In terms of this interactive TV, the situation in Japan is somewhat of a paradox. Japan has, in terms of the speed of its Internet capacity, the best of any country in the world, and yet in terms of moving the content over, and driving the kind of experimentation and new ideas, that’s not happening, because the content is not yet out there. And so another opportunity that, with the right steps, Japan is well positioned for.

So I think you’ll get a sense that I’m very optimistic about innovation. As we continue to invest in young people, knowing the sciences, getting lots of them to go into science and engineering, that’s been a huge strength for Japan. As we drive these new products forward, and innovate in the software that empowers people in new ways, I think there’s no limit of what can be done. Even the toughest issues, like the environmental challenge around energy, I believe that innovation will provide a very strong, and effective solution to those problems.

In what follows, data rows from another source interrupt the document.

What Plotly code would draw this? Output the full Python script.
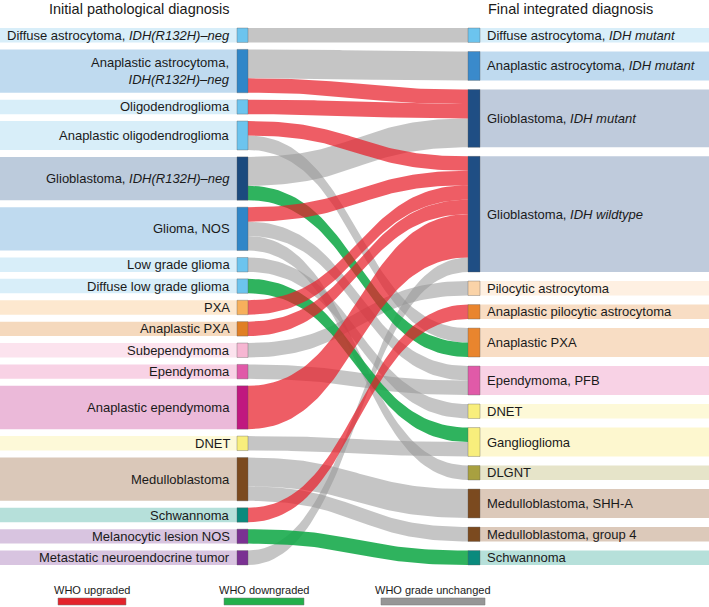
import numpy as np
import plotly.graph_objects as go

# ---------------- data ----------------
left_labels = [
    "Diffuse astrocytoma, <i>IDH(R132H)–neg</i>",
    "Anaplastic astrocytoma,<br><i>IDH(R132H)–neg</i>",
    "Oligodendroglioma",
    "Anaplastic oligodendroglioma",
    "Glioblastoma, <i>IDH(R132H)–neg</i>",
    "Glioma, NOS",
    "Low grade glioma",
    "Diffuse low grade glioma",
    "PXA",
    "Anaplastic PXA",
    "Subependymoma",
    "Ependymoma",
    "Anaplastic ependymoma",
    "DNET",
    "Medulloblastoma",
    "Schwannoma",
    "Melanocytic lesion NOS",
    "Metastatic neuroendocrine tumor",
]
left_node_colors = [
    "#6cc4ee", "#2f86c8", "#6cc4ee", "#6cc4ee", "#1b4a7e", "#2f86c8",
    "#6cc4ee", "#6cc4ee", "#f7b05c", "#e07f24", "#f6b6d2", "#e05aa8",
    "#c0187f", "#f8ee7c", "#7b4a1f", "#0a8a7d", "#7a3192", "#7a3192",
]
left_band_colors = [
    "#d8eef9", "#bfdaef", "#d8eef9", "#d8eef9", "#bccbdc", "#bfdaef",
    "#d8eef9", "#d8eef9", "#fde8cf", "#f5d9bd", "#fce3ee", "#f8d2e5",
    "#ebb9d9", "#fdf9d8", "#dac8b9", "#b6e0da", "#d8c4e0", "#d8c4e0",
]

right_labels = [
    "Diffuse astrocytoma, <i>IDH mutant</i>",
    "Anaplastic astrocytoma, <i>IDH mutant</i>",
    "Glioblastoma, <i>IDH mutant</i>",
    "Glioblastoma, <i>IDH wildtype</i>",
    "Pilocytic astrocytoma",
    "Anaplastic pilocytic astrocytoma",
    "Anaplastic PXA",
    "Ependymoma, PFB",
    "DNET",
    "Ganglioglioma",
    "DLGNT",
    "Medulloblastoma, SHH-A",
    "Medulloblastoma, group 4",
    "Schwannoma",
]
right_node_colors = [
    "#6cc4ee", "#3a8acb", "#1f4e84", "#1f4e84", "#fad3a8", "#e9852e",
    "#e9852e", "#e05aa8", "#f8ee7c", "#f8ee7c", "#a8a040", "#7b4a1f",
    "#7b4a1f", "#0a8a7d",
]
right_band_colors = [
    "#d8eef9", "#bfdaef", "#bfcbdc", "#bfcbdc", "#fef0e2", "#f8ddc4",
    "#f8ddc4", "#f8d2e5", "#fdf9d8", "#fdf7cf", "#e6e4c9", "#dcc9ba",
    "#dcc9ba", "#b6e0da",
]

# links (source index -> target index, number of cases, WHO grade change)
link_source = [0, 1, 1, 2, 3, 3, 4, 4, 5, 5, 5, 6, 7, 8, 9, 10, 11, 12, 13, 14, 14, 15, 16, 17]
link_target = [0, 1, 2, 2, 3, 6, 2, 6, 3, 7, 10, 8, 9, 3, 3, 4, 7, 3, 9, 11, 12, 5, 13, 3]
link_value  = [1, 2, 1, 1, 1, 1, 2, 1, 1, 1, 1, 1, 1, 1, 1, 1, 1, 3, 1, 2, 1, 1, 1, 1]
link_kind   = ["same", "same", "up", "up", "up", "same", "same", "down", "up", "same", "same",
               "same", "down", "up", "up", "same", "same", "up", "same", "same", "same",
               "up", "down", "same"]

legend_labels = {"up": "WHO upgraded", "down": "WHO downgraded", "same": "WHO grade unchanged"}

# ---------------- styling / layout ----------------
W, H = 709, 607
TOP, BOTTOM = 28, 565
UNIT = 14.45
XL0, XL1 = 237, 248      # left node bar
XR0, XR1 = 468, 480      # right node bar
link_fill = {"up": "rgba(232,30,42,0.72)", "down": "rgba(18,168,72,0.88)",
             "same": "rgba(150,150,150,0.55)"}
legend_color = {"up": "#e3232b", "down": "#22b04b", "same": "#969696"}
FONT = "Liberation Sans, Arial, Helvetica, sans-serif"

left_tot = [0] * len(left_labels)
right_tot = [0] * len(right_labels)
for s, t, v in zip(link_source, link_target, link_value):
    left_tot[s] += v
    right_tot[t] += v


def column_positions(totals):
    n = len(totals)
    gap = (BOTTOM - TOP - UNIT * sum(totals)) / (n - 1)
    ys, y = [], TOP
    for c in totals:
        ys.append((y, y + c * UNIT))
        y += c * UNIT + gap
    return ys


lpos = column_positions(left_tot)
rpos = column_positions(right_tot)

# stacking of links within nodes
n_links = len(link_source)
src_off = [0] * n_links
tgt_off = [0] * n_links
cur = [p[0] for p in lpos]
for i in range(n_links):
    s = link_source[i]
    src_off[i] = cur[s]
    cur[s] += link_value[i] * UNIT
cur = [p[0] for p in rpos]
for i in sorted(range(n_links), key=lambda k: (link_target[k], link_source[k])):
    t = link_target[i]
    tgt_off[i] = cur[t]
    cur[t] += link_value[i] * UNIT

fig = go.Figure()

t = np.linspace(0, 1, 60)
xm = (XL1 + XR0) / 2
bx = (1 - t) ** 3 * XL1 + 3 * (1 - t) ** 2 * t * xm + 3 * (1 - t) * t ** 2 * xm + t ** 3 * XR0


def bez_y(y0, y1):
    return (1 - t) ** 3 * y0 + 3 * (1 - t) ** 2 * t * y0 + 3 * (1 - t) * t ** 2 * y1 + t ** 3 * y1


order = [i for i in range(n_links) if link_kind[i] == "same"] + \
        [i for i in range(n_links) if link_kind[i] != "same"]
for i in order:
    h = link_value[i] * UNIT
    y0, y1 = src_off[i], tgt_off[i]
    top = bez_y(y0, y1)
    bot = bez_y(y0 + h, y1 + h)
    xs = np.concatenate([bx, bx[::-1]])
    ys = np.concatenate([top, bot[::-1]])
    fig.add_trace(go.Scatter(x=xs, y=ys, mode="lines", fill="toself",
                             fillcolor=link_fill[link_kind[i]], line=dict(width=0),
                             hoverinfo="skip", showlegend=False))

# nodes, bands and labels
for i, (a, b) in enumerate(lpos):
    fig.add_shape(type="rect", x0=0, x1=XL0, y0=a, y1=b, fillcolor=left_band_colors[i],
                  line=dict(width=0), layer="below")
    fig.add_shape(type="rect", x0=XL0, x1=XL1, y0=a, y1=b, fillcolor=left_node_colors[i],
                  line=dict(width=0.6, color="rgba(90,90,90,0.6)"), layer="above")
    fig.add_annotation(x=XL0 - 5, y=(a + b) / 2, text=left_labels[i], showarrow=False,
                       xanchor="right", yanchor="middle", align="right",
                       font=dict(family=FONT, size=13, color="#1a1a1a"))
for i, (a, b) in enumerate(rpos):
    fig.add_shape(type="rect", x0=XR1, x1=W, y0=a, y1=b, fillcolor=right_band_colors[i],
                  line=dict(width=0), layer="below")
    fig.add_shape(type="rect", x0=XR0, x1=XR1, y0=a, y1=b, fillcolor=right_node_colors[i],
                  line=dict(width=0.6, color="rgba(90,90,90,0.6)"), layer="above")
    fig.add_annotation(x=XR1 + 5, y=(a + b) / 2, text=right_labels[i], showarrow=False,
                       xanchor="left", yanchor="middle", align="left",
                       font=dict(family=FONT, size=13, color="#1a1a1a"))

# column titles
fig.add_annotation(x=139, y=9, text="Initial pathological diagnosis", showarrow=False,
                   xanchor="center", yanchor="middle", font=dict(family=FONT, size=14.5, color="#1a1a1a"))
fig.add_annotation(x=570, y=9, text="Final integrated diagnosis", showarrow=False,
                   xanchor="center", yanchor="middle", font=dict(family=FONT, size=14.5, color="#1a1a1a"))

# legend
for key, cx, half in [("up", 92, 34), ("down", 264, 40), ("same", 433, 52)]:
    fig.add_annotation(x=cx, y=590, text=legend_labels[key], showarrow=False,
                       xanchor="center", yanchor="middle",
                       font=dict(family="Liberation Sans Narrow, Arial Narrow, " + FONT, size=11,
                                 color="#1a1a1a"))
    fig.add_shape(type="rect", x0=cx - half, x1=cx + half, y0=598, y1=605,
                  fillcolor=legend_color[key], line=dict(width=0.5, color="#777777"))

fig.update_layout(
    width=W, height=H, margin=dict(l=0, r=0, t=0, b=0),
    paper_bgcolor="white", plot_bgcolor="white",
    xaxis=dict(range=[0, W], visible=False, fixedrange=True),
    yaxis=dict(range=[H, 0], visible=False, fixedrange=True),
    showlegend=False,
)
fig.write_html("out.html", config={"displayModeBar": False},
               post_script="document.body.style.margin='0';document.body.style.overflow='hidden';")
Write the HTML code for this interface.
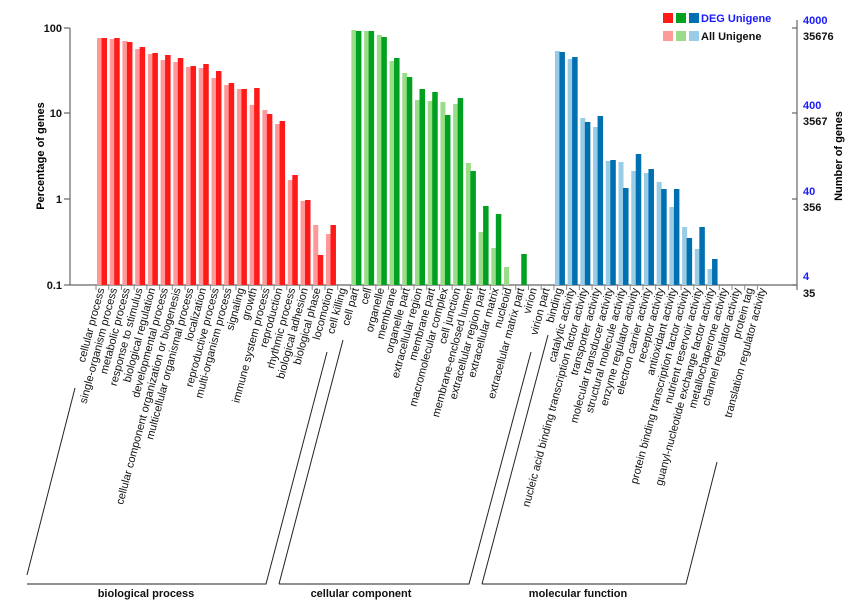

So I’ll just say in closing that this is my  the last time I’ll address this group as a full-time employee of Microsoft. Some of you may know that starting this summer I’ll change to be a part-time Chairman of Microsoft, still very involved in the software work, but putting my full-time work into the work of the foundation, the Gates Foundation that my wife and I have put together. In that role I will bring the same optimism that I have, and start to think creatively about how companies can play a role in terms of putting some of their innovative work, not just where the market is strongest, which is often for the rich consumers, but also putting some of that energy and innovation into things that can affect the poorest 2 billion, that are living in a number of countries, and still experiencing very tough problems.

I often refer to that as creative capitalism, where businesses are very good at doing things, and with the right partnerships I think they can have a very broad effect. Certainly, I know a lot of the companies here view issues like that citizenship is very important. And I hope together we can come up with some ideas to take breakthroughs and bring them to everyone, including in the poor countries.

So I’m sure that I’ll continue the dialogue that I have with you, both in my role as Microsoft, and perhaps somewhat in my role at the foundation. So let me just close by thanking you for the great partnership that we’ve had, Microsoft has had with so many of you, and the great opportunities we’ve had to work together.